Distributed databases manage data locality by strategically placing data close to where it is needed most, typically based on the expected access patterns of applications. This is crucial for reducing latency and improving performance since accessing data from a local node is much faster than retrieving it from a remote one. Different strategies are employed to achieve this, such as partitioning or sharding the data, which involves dividing the data into segments that can be distributed across multiple nodes. Each node becomes responsible for a specific subset of the data, allowing for localized access.
One common approach to managing data locality is through geographic replication, where copies of data are stored in multiple locations that correspond to user proximity. For example, an e-commerce application may have databases in different regions to ensure that users in Europe and North America experience fast response times when querying product information. In such scenarios, the database system can route requests to the nearest data node, ensuring that local traffic is managed efficiently and reducing the chances of bottlenecks.

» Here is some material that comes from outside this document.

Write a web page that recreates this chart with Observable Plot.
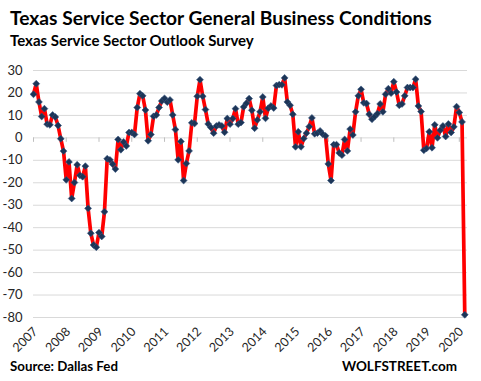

Additionally, some distributed databases utilize intelligent caching mechanisms to further enhance data locality. Caches are temporary storage areas that keep frequently accessed data close to the application layer. When a request is made, the system first checks the cache before going to the main database. For instance, if a user repeatedly accesses the same product, the system can keep that data cached, allowing for instant access and minimizing latency. By combining these approaches, distributed databases can effectively manage data locality, ensuring efficient data access and optimal application performance.